Write out the listing below in full and exactly, leaving out every picture.
>> begin Data provided
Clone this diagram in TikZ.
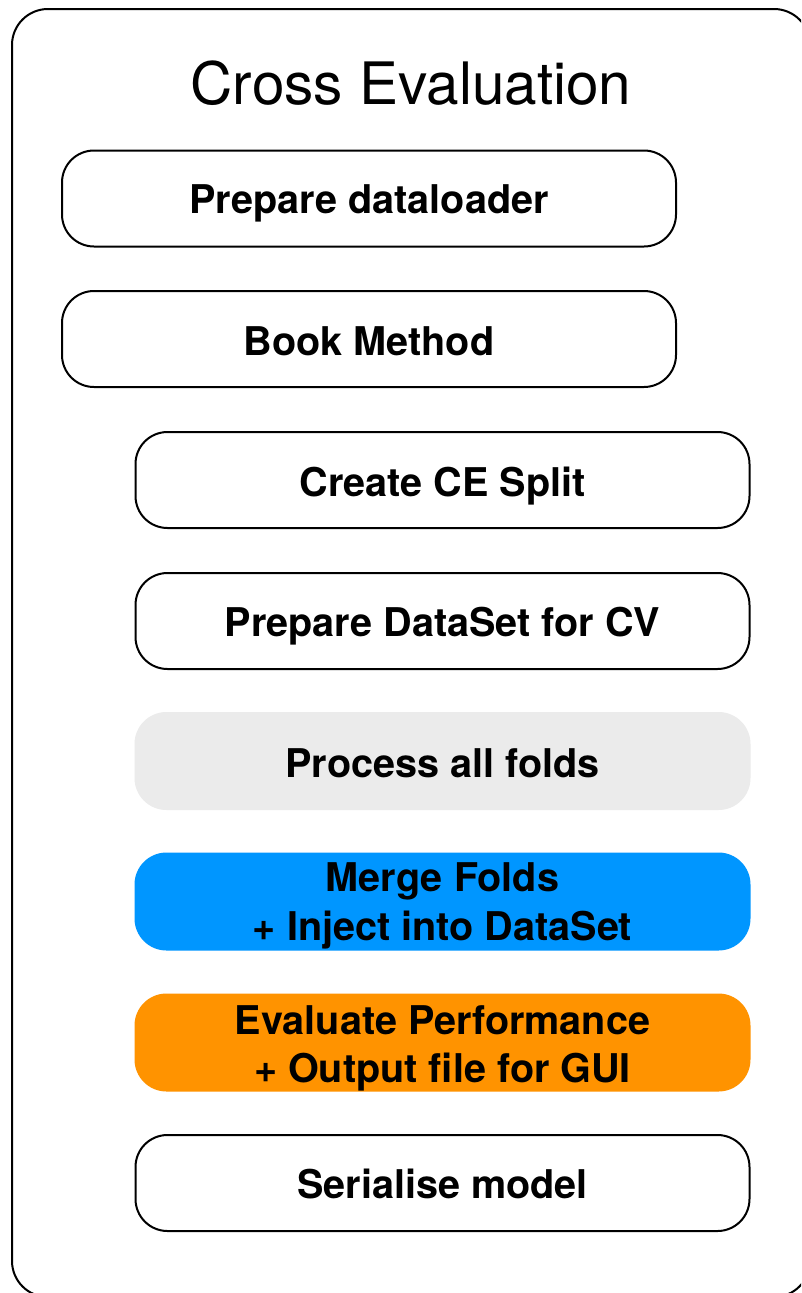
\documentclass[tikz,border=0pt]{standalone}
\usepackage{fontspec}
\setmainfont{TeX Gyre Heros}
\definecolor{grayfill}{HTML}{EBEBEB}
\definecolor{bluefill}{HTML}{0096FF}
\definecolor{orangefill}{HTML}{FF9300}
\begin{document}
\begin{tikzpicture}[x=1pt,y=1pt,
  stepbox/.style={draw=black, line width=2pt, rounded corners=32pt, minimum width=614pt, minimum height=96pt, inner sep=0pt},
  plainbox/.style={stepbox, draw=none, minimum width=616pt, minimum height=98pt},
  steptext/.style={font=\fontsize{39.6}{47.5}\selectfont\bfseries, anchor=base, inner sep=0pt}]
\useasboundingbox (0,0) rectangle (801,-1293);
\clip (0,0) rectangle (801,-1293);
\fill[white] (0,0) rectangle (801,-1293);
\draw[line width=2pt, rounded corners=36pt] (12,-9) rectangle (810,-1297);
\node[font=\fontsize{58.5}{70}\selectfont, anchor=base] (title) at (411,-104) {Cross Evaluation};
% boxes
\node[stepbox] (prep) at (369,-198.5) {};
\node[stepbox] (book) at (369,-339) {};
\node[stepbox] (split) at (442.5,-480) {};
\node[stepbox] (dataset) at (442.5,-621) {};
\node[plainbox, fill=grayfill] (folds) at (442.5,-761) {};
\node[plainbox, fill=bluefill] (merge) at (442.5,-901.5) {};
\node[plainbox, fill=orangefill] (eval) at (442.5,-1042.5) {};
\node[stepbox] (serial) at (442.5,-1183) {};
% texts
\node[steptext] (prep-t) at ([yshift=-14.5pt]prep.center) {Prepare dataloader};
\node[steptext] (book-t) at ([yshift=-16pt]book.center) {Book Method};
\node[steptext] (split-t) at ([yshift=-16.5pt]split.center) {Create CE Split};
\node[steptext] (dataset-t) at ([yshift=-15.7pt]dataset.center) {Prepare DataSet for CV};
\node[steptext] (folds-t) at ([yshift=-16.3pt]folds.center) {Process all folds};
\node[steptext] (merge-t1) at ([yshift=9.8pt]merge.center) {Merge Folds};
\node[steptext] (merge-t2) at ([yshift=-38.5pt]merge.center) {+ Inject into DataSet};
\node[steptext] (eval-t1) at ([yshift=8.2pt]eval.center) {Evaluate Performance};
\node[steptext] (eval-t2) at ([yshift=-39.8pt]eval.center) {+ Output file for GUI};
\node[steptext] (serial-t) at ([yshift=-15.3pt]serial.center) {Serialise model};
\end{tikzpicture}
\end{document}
>> end Data provided
**Problem solution:**
Clone this diagram in TikZ.
\documentclass[tikz,border=0pt]{standalone}
\usepackage{fontspec}
\setmainfont{TeX Gyre Heros}
\definecolor{grayfill}{HTML}{EBEBEB}
\definecolor{bluefill}{HTML}{0096FF}
\definecolor{orangefill}{HTML}{FF9300}
\begin{document}
\begin{tikzpicture}[x=1pt,y=1pt,
  stepbox/.style={draw=black, line width=2pt, rounded corners=32pt, minimum width=614pt, minimum height=96pt, inner sep=0pt},
  plainbox/.style={stepbox, draw=none, minimum width=616pt, minimum height=98pt},
  steptext/.style={font=\fontsize{39.6}{47.5}\selectfont\bfseries, anchor=base, inner sep=0pt}]
\useasboundingbox (0,0) rectangle (801,-1293);
\clip (0,0) rectangle (801,-1293);
\fill[white] (0,0) rectangle (801,-1293);
\draw[line width=2pt, rounded corners=36pt] (12,-9) rectangle (810,-1297);
\node[font=\fontsize{58.5}{70}\selectfont, anchor=base] (title) at (411,-104) {Cross Evaluation};
% boxes
\node[stepbox] (prep) at (369,-198.5) {};
\node[stepbox] (book) at (369,-339) {};
\node[stepbox] (split) at (442.5,-480) {};
\node[stepbox] (dataset) at (442.5,-621) {};
\node[plainbox, fill=grayfill] (folds) at (442.5,-761) {};
\node[plainbox, fill=bluefill] (merge) at (442.5,-901.5) {};
\node[plainbox, fill=orangefill] (eval) at (442.5,-1042.5) {};
\node[stepbox] (serial) at (442.5,-1183) {};
% texts
\node[steptext] (prep-t) at ([yshift=-14.5pt]prep.center) {Prepare dataloader};
\node[steptext] (book-t) at ([yshift=-16pt]book.center) {Book Method};
\node[steptext] (split-t) at ([yshift=-16.5pt]split.center) {Create CE Split};
\node[steptext] (dataset-t) at ([yshift=-15.7pt]dataset.center) {Prepare DataSet for CV};
\node[steptext] (folds-t) at ([yshift=-16.3pt]folds.center) {Process all folds};
\node[steptext] (merge-t1) at ([yshift=9.8pt]merge.center) {Merge Folds};
\node[steptext] (merge-t2) at ([yshift=-38.5pt]merge.center) {+ Inject into DataSet};
\node[steptext] (eval-t1) at ([yshift=8.2pt]eval.center) {Evaluate Performance};
\node[steptext] (eval-t2) at ([yshift=-39.8pt]eval.center) {+ Output file for GUI};
\node[steptext] (serial-t) at ([yshift=-15.3pt]serial.center) {Serialise model};
\end{tikzpicture}
\end{document}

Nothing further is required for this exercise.